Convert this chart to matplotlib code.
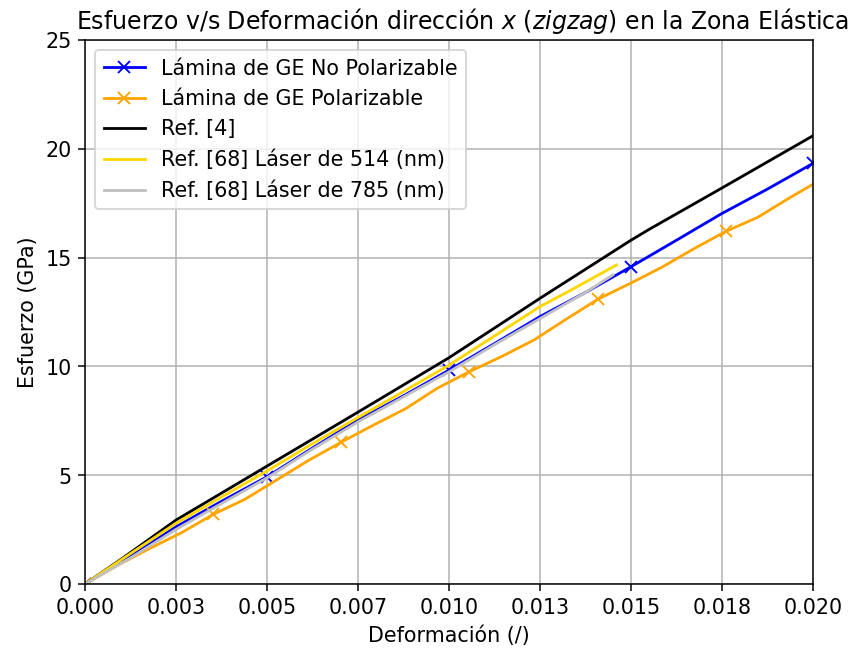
import numpy as np
import matplotlib
matplotlib.use("Agg")
import matplotlib.pyplot as plt
from matplotlib.ticker import FormatStrFormatter

plt.rcParams["font.size"] = 11

# Lámina de GE no polarizable
def_no_pol = [0, 0.00125, 0.0025, 0.00375, 0.005, 0.00625, 0.0075, 0.00875, 0.010,
              0.01125, 0.0125, 0.01375, 0.015, 0.01625, 0.0175, 0.01875, 0.020]
esf_no_pol = [0, 1.30, 2.63, 3.80, 4.93, 6.25, 7.54, 8.65, 9.83,
              11.05, 12.29, 13.40, 14.58, 15.80, 17.03, 18.15, 19.33]

# Lámina de GE polarizable
def_pol = [0, 0.00088, 0.00176, 0.00264, 0.00352, 0.0044, 0.00528, 0.00616, 0.00704,
           0.00792, 0.0088, 0.00968, 0.01056, 0.01144, 0.01232, 0.0132, 0.01408,
           0.01496, 0.01584, 0.01672, 0.0176, 0.01848, 0.01936, 0.020]
esf_pol = [0, 0.85, 1.62, 2.35, 3.20, 3.90, 4.80, 5.70, 6.52,
           7.30, 8.05, 9.00, 9.76, 10.45, 11.20, 12.15, 13.08,
           13.80, 14.55, 15.40, 16.20, 16.85, 17.75, 18.37]

# Ref. [4]
def_ref4 = [0, 0.001, 0.0025, 0.005, 0.0075, 0.010, 0.0125, 0.015, 0.0155, 0.0175, 0.020]
esf_ref4 = [0, 1.15, 2.94, 5.42, 7.90, 10.40, 13.13, 15.80, 16.30, 18.20, 20.60]

# Ref. [68] láser 514 nm
def_514 = [0, 0.00125, 0.0025, 0.00375, 0.005, 0.00625, 0.0075, 0.00875, 0.010,
           0.01125, 0.0125, 0.0134, 0.0141, 0.0146]
esf_514 = [0, 1.40, 2.79, 4.00, 5.20, 6.45, 7.65, 8.85, 10.06,
           11.40, 12.75, 13.55, 14.20, 14.66]

# Ref. [68] láser 785 nm
def_785 = [0, 0.00125, 0.0025, 0.00375, 0.005, 0.00625, 0.0075, 0.00875, 0.010,
           0.01125, 0.0125, 0.01375, 0.0145]
esf_785 = [0, 1.20, 2.51, 3.70, 4.88, 6.20, 7.45, 8.60, 9.75,
           11.00, 12.20, 13.40, 14.20]

fig, ax = plt.subplots(figsize=(6.32, 4.81), dpi=135)
fig.subplots_adjust(left=0.0996, right=0.953, top=0.938, bottom=0.100)

ax.plot(def_no_pol, esf_no_pol, color="blue", marker="x", markevery=4,
        label="Lámina de GE No Polarizable")
ax.plot(def_pol, esf_pol, color="orange", marker="x", markevery=4,
        label="Lámina de GE Polarizable")
ax.plot(def_ref4, esf_ref4, color="black", label="Ref. [4]")
ax.plot(def_514, esf_514, color="gold", label="Ref. [68] Láser de 514 (nm)")
ax.plot(def_785, esf_785, color="silver", label="Ref. [68] Láser de 785 (nm)")

ax.set_xlim(0, 0.020)
ax.set_ylim(0, 25)
ax.set_xticks(np.arange(0, 0.0201, 0.0025))
ax.xaxis.set_major_formatter(FormatStrFormatter("%.3f"))
ax.set_xlabel("Deformación (/)")
ax.set_ylabel("Esfuerzo (GPa)")
ax.set_title("Esfuerzo v/s Deformación dirección $x$ ($zigzag$) en la Zona Elástica",
             fontsize=12.6, x=0.518)
ax.grid(True)
ax.legend(loc="upper left")

fig.savefig("out.png", dpi=135)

════════════════

- What the exercise asks: Extract all the data above exactly, excluding every picture.

- Final answer:
Convert this chart to matplotlib code.
import numpy as np
import matplotlib
matplotlib.use("Agg")
import matplotlib.pyplot as plt
from matplotlib.ticker import FormatStrFormatter

plt.rcParams["font.size"] = 11

# Lámina de GE no polarizable
def_no_pol = [0, 0.00125, 0.0025, 0.00375, 0.005, 0.00625, 0.0075, 0.00875, 0.010,
              0.01125, 0.0125, 0.01375, 0.015, 0.01625, 0.0175, 0.01875, 0.020]
esf_no_pol = [0, 1.30, 2.63, 3.80, 4.93, 6.25, 7.54, 8.65, 9.83,
              11.05, 12.29, 13.40, 14.58, 15.80, 17.03, 18.15, 19.33]

# Lámina de GE polarizable
def_pol = [0, 0.00088, 0.00176, 0.00264, 0.00352, 0.0044, 0.00528, 0.00616, 0.00704,
           0.00792, 0.0088, 0.00968, 0.01056, 0.01144, 0.01232, 0.0132, 0.01408,
           0.01496, 0.01584, 0.01672, 0.0176, 0.01848, 0.01936, 0.020]
esf_pol = [0, 0.85, 1.62, 2.35, 3.20, 3.90, 4.80, 5.70, 6.52,
           7.30, 8.05, 9.00, 9.76, 10.45, 11.20, 12.15, 13.08,
           13.80, 14.55, 15.40, 16.20, 16.85, 17.75, 18.37]

# Ref. [4]
def_ref4 = [0, 0.001, 0.0025, 0.005, 0.0075, 0.010, 0.0125, 0.015, 0.0155, 0.0175, 0.020]
esf_ref4 = [0, 1.15, 2.94, 5.42, 7.90, 10.40, 13.13, 15.80, 16.30, 18.20, 20.60]

# Ref. [68] láser 514 nm
def_514 = [0, 0.00125, 0.0025, 0.00375, 0.005, 0.00625, 0.0075, 0.00875, 0.010,
           0.01125, 0.0125, 0.0134, 0.0141, 0.0146]
esf_514 = [0, 1.40, 2.79, 4.00, 5.20, 6.45, 7.65, 8.85, 10.06,
           11.40, 12.75, 13.55, 14.20, 14.66]

# Ref. [68] láser 785 nm
def_785 = [0, 0.00125, 0.0025, 0.00375, 0.005, 0.00625, 0.0075, 0.00875, 0.010,
           0.01125, 0.0125, 0.01375, 0.0145]
esf_785 = [0, 1.20, 2.51, 3.70, 4.88, 6.20, 7.45, 8.60, 9.75,
           11.00, 12.20, 13.40, 14.20]

fig, ax = plt.subplots(figsize=(6.32, 4.81), dpi=135)
fig.subplots_adjust(left=0.0996, right=0.953, top=0.938, bottom=0.100)

ax.plot(def_no_pol, esf_no_pol, color="blue", marker="x", markevery=4,
        label="Lámina de GE No Polarizable")
ax.plot(def_pol, esf_pol, color="orange", marker="x", markevery=4,
        label="Lámina de GE Polarizable")
ax.plot(def_ref4, esf_ref4, color="black", label="Ref. [4]")
ax.plot(def_514, esf_514, color="gold", label="Ref. [68] Láser de 514 (nm)")
ax.plot(def_785, esf_785, color="silver", label="Ref. [68] Láser de 785 (nm)")

ax.set_xlim(0, 0.020)
ax.set_ylim(0, 25)
ax.set_xticks(np.arange(0, 0.0201, 0.0025))
ax.xaxis.set_major_formatter(FormatStrFormatter("%.3f"))
ax.set_xlabel("Deformación (/)")
ax.set_ylabel("Esfuerzo (GPa)")
ax.set_title("Esfuerzo v/s Deformación dirección $x$ ($zigzag$) en la Zona Elástica",
             fontsize=12.6, x=0.518)
ax.grid(True)
ax.legend(loc="upper left")

fig.savefig("out.png", dpi=135)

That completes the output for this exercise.